Sanidade
Por: Leonardo Budal
Qual é a coisa mais preciosa para uma pessoa? Bem, pode ser muitas coisas, como família, amigos, saúde, dinheiro ou status. Sim, tudo isso pode ser precioso, porém, nada disso importa sem uma coisa única e que pertence apenas a nós humanos. Nossa consciência. Sem ela nada do que foi listado importa. Se não temos sanidade, nada importa, nem a família, dinheiro e muito menos status. Por isso, ver aquele homem deitado gritando por ajuda completamente insano, fará parte dos meus piores pesadelos.
Eram quase 21h, estava em casa somente eu e minha vó. Ela já se arrumava para dormir e eu estava prestes a assistir um filme com uma garrafa de cerveja na mão. Mal encostei no controle remoto quando comecei a escutar gritos do lado de fora da minha casa.
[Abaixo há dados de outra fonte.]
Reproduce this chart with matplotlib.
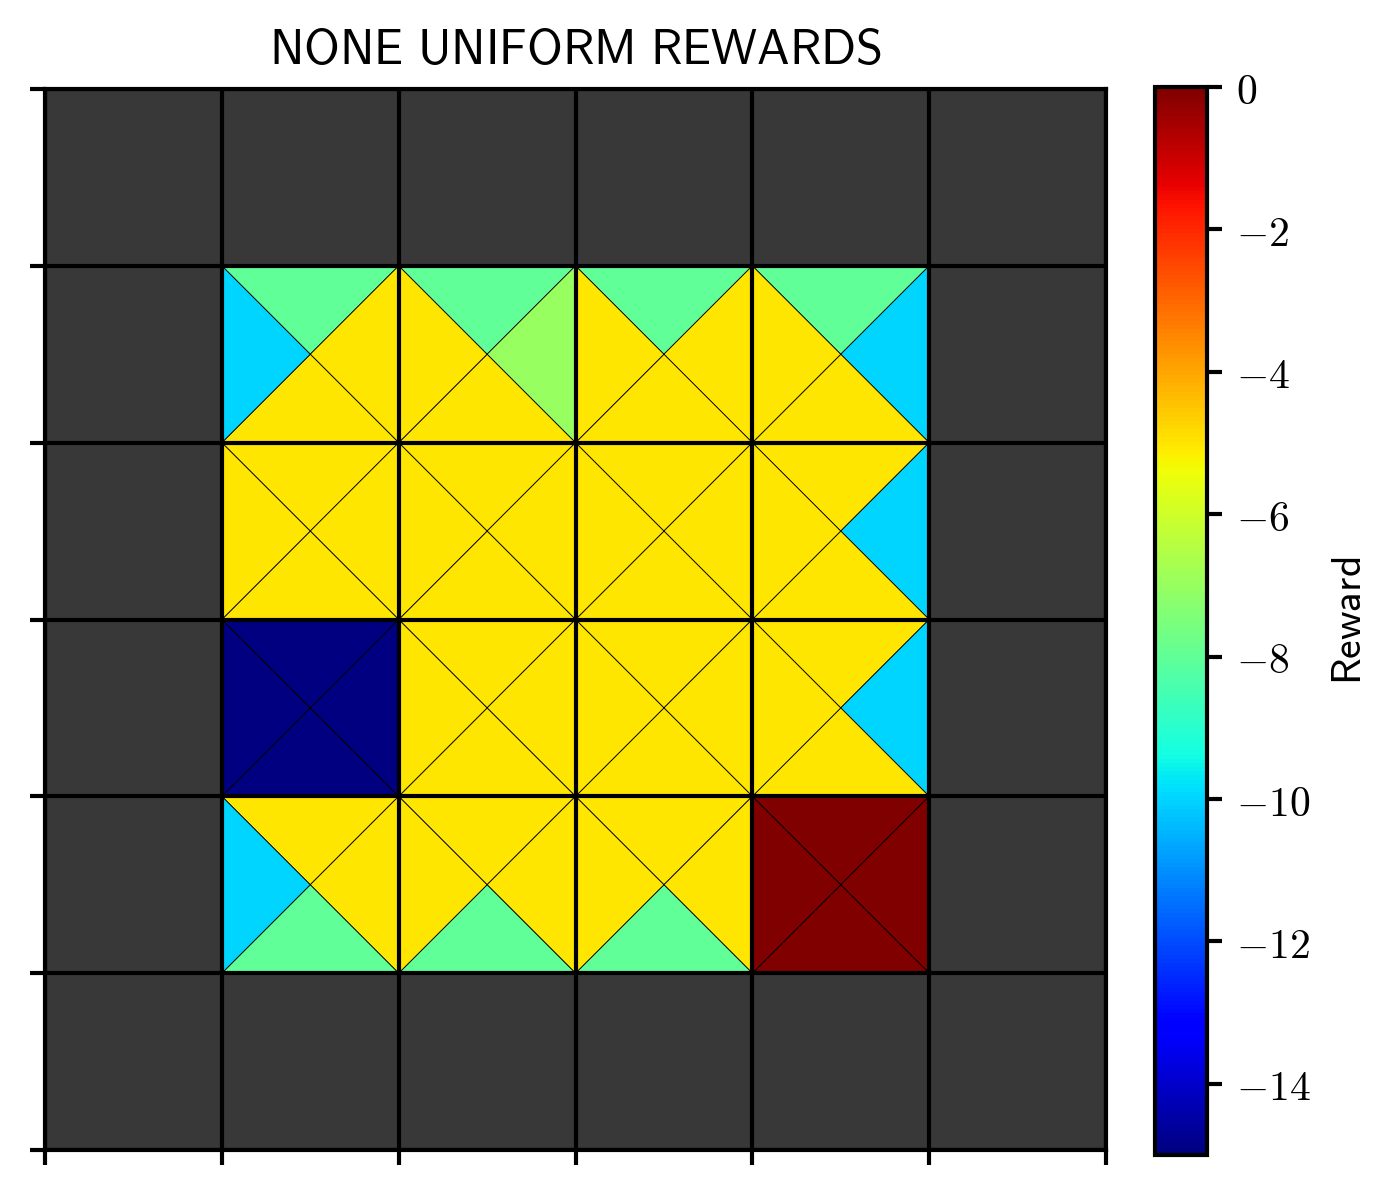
import matplotlib
matplotlib.use("Agg")
import matplotlib.pyplot as plt
import numpy as np
from matplotlib.collections import PolyCollection
from matplotlib.colors import Normalize, ListedColormap
from matplotlib.ticker import FuncFormatter

plt.rcParams['mathtext.fontset'] = 'cm'

# 6x6 grid world, 1 = wall
walls = np.array([
    [1, 1, 1, 1, 1, 1],
    [1, 0, 0, 0, 0, 1],
    [1, 0, 0, 0, 0, 1],
    [1, 0, 0, 0, 0, 1],
    [1, 0, 0, 0, 0, 1],
    [1, 1, 1, 1, 1, 1],
])

# rewards per action (inner 4x4 states, row 0 = top)
reward_up = [
    [-8, -8, -8, -8],
    [-5, -5, -5, -5],
    [-15, -5, -5, -5],
    [-5, -5, -5, 0],
]
reward_right = [
    [-5, -7, -5, -10],
    [-5, -5, -5, -10],
    [-15, -5, -5, -10],
    [-5, -5, -5, 0],
]
reward_down = [
    [-5, -5, -5, -5],
    [-5, -5, -5, -5],
    [-15, -5, -5, -5],
    [-8, -8, -8, 0],
]
reward_left = [
    [-10, -5, -5, -5],
    [-5, -5, -5, -5],
    [-15, -5, -5, -5],
    [-10, -5, -5, 0],
]

vmin, vmax = -15, 0
cbar_ticks = [0, -2, -4, -6, -8, -10, -12, -14]
title = r'$\mathsf{NONE\ UNIFORM\ REWARDS}$'

fig = plt.figure(figsize=(1393 / 300, 1196 / 300), dpi=300)
ax = fig.add_axes([45 / 1393, 1 - 1150 / 1196, (1106 - 45) / 1393, (1150 - 89) / 1196])
cax = fig.add_axes([1155 / 1393, 1 - 1155 / 1196, (1207 - 1155) / 1393, (1155 - 87) / 1196])

n_rows, n_cols = walls.shape

# walls
wall_mask = np.ma.masked_where(walls == 0, walls)
ax.pcolormesh(np.arange(n_cols + 1), np.arange(n_rows + 1), wall_mask,
              cmap=ListedColormap(['#383838']), vmin=0, vmax=1)

# triangles
polys, vals = [], []
for r in range(len(reward_up)):
    for c in range(len(reward_up[0])):
        x, y = c + 1, r + 1
        ctr = (x + 0.5, y + 0.5)
        polys.append([(x, y), (x + 1, y), ctr]); vals.append(reward_up[r][c])
        polys.append([(x + 1, y), (x + 1, y + 1), ctr]); vals.append(reward_right[r][c])
        polys.append([(x, y + 1), (x + 1, y + 1), ctr]); vals.append(reward_down[r][c])
        polys.append([(x, y), (x, y + 1), ctr]); vals.append(reward_left[r][c])

pc = PolyCollection(polys, array=np.array(vals, dtype=float), cmap='jet',
                    norm=Normalize(vmin, vmax), edgecolors='black', linewidths=0.2)
ax.add_collection(pc)

ax.set_xlim(0, n_cols)
ax.set_ylim(n_rows, 0)
ax.set_aspect('auto')
ax.set_xticks(range(n_cols + 1))
ax.set_yticks(range(n_rows + 1))
ax.set_xticklabels([])
ax.set_yticklabels([])
ax.tick_params(length=3.5, width=1)
ax.grid(True, color='black', linewidth=1)
ax.set_axisbelow(False)
for sp in ax.spines.values():
    sp.set_linewidth(1)
ax.set_title(title, fontsize=11.7)

cb = fig.colorbar(pc, cax=cax, ticks=cbar_ticks)
cb.outline.set_linewidth(1)
cb.ax.tick_params(length=3.5, width=1, labelsize=10)
cb.ax.yaxis.set_major_formatter(FuncFormatter(lambda v, p: r'$%d$' % v if v == 0 else r'$-%d$' % abs(v)))
cb.set_label(r'$\mathsf{Reward}$', fontsize=10)

fig.savefig('out.png', dpi=300)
Olhando rapidamente vi que um vizinho chamava pelo outro no portão da casa ao lado da minha. Com curiosidade, deixei a long neck em cima do balcão da cozinha e fui perguntar o motivo da algazarra:
— É o João (nome fictício)! Ele está gritando por ajuda a quase uma hora. Diz que tem homem armado dentro. Chama a polícia vizinho! Para eles virem mais rápido!
Com agilidade digitei o número de emergência em meu celular. O atendente diz que a polícia já estava ciente do ocorrido, mas ele não soube me informar se alguma viatura estava a caminho. Enquanto isso, João gritava com todas as forças por piedade. Dizia que não queria morrer e batia com força na janela. Depois de um tempo, começamos a duvidar sobre a veracidade das palavras de João. Quase 20 minutos tinham se passado, e não tínhamos uma palavra ou grito sequer do criminoso. As janelas estavam fechadas com cortinas grossas tampando nossa visibilidade e todas as luzes estavam apagadas. Tamanha foi nossa dúvida que um dos vizinhos tomou coragem e foi dar uma espiada. De fininho ele quebrou um dos vidros da pequena janela e confirmou que não havia criminoso, somente uma crise alucinógena do pobre rapaz.
A espera era angustiante. Uma hora se passou e ainda sem sinal da força policial. Neste momento já tínhamos chamado outras entidades de emergência, entretanto, nenhuma parecia ligar para a nossa situação. Tudo que podíamos fazer pelo pobre rapaz era esperar por ajuda, pois todas as nossas tentativas de conversa não pareciam ser suficientes. Nosso maior temor era que João acabasse se machucando, já que ele continuava a bater com força o corpo na janela.
Já eram quase 23h quando a viatura policial subiu o morro em que moro. Os dois oficiais, ambos desanimados e levemente irritados desceram do carro e logo foram ver a situação de João. Meus amigos, sinto dizer mais nunca vi em toda minha vida uma cena tão atroz quanto aquela. Ao ver as luzes da sirene, João abre com todas as forças as janelas da frente e começa a gritar por misericórdia, pois segundo o mesmo “Ele vai me matar!”. Com um impulso, o rapaz se pendurou na janela com sua cintura, fazendo com que sua cabeça fosse em direção ao chão e suas pernas subissem em um movimento de gangorra. Rapidamente um dos policiais o segura impedindo que batesse com a cabeça.
Ele se debatia e gritava com toda a garganta para acreditarmos nele. Estava estampado em seus olhos o pavor genuíno de um homem a beira da morte, ele tinha a respiração ofegante e quase pude ver lágrimas surgindo. Os oficiais o algemaram e em forma degradante, o amarraram com a própria cortina. Depois da contenção um dos homens fez uma breve varredura na casa do rapaz e logo encontrou o motivo de toda a confusão. Embaladas em plástico filme estavam duas pedras de crack.
Quanta pena senti do rapaz. Segundo um dos vizinhos que o conhecia, ele estava longe das drogas há cerca de 19 anos. Porém, com a perda de sua amada mãe e recém desempregado, João achou conforto em seu antigo vício. Um dos policiais comentava que agora que “entrou no crack”, sua recuperação ficaria ainda mais difícil. E questionado por mim sobre o que aconteceria com João, ele disse.
— Com esse aí? Bem, vão dar um soro e liberar.
Depois de toda essa adrenalina e com João dentro da ambulância, decidi por fim, voltar para dentro de casa. Estava completamente arrasado e inconsolável. Sentia uma mistura de pena e medo. Duas horas passaram desde que eu fui ver o que se passava na minha rua, comecei a refletir sobre todo o sofrimento que João terá que enfrentar pelo resto de sua vida. E voltando a cozinha, ainda estava lá, minha garrafa de cerveja, repousada sobre o balcão. Sem piedade, joguei tudo ralo abaixo.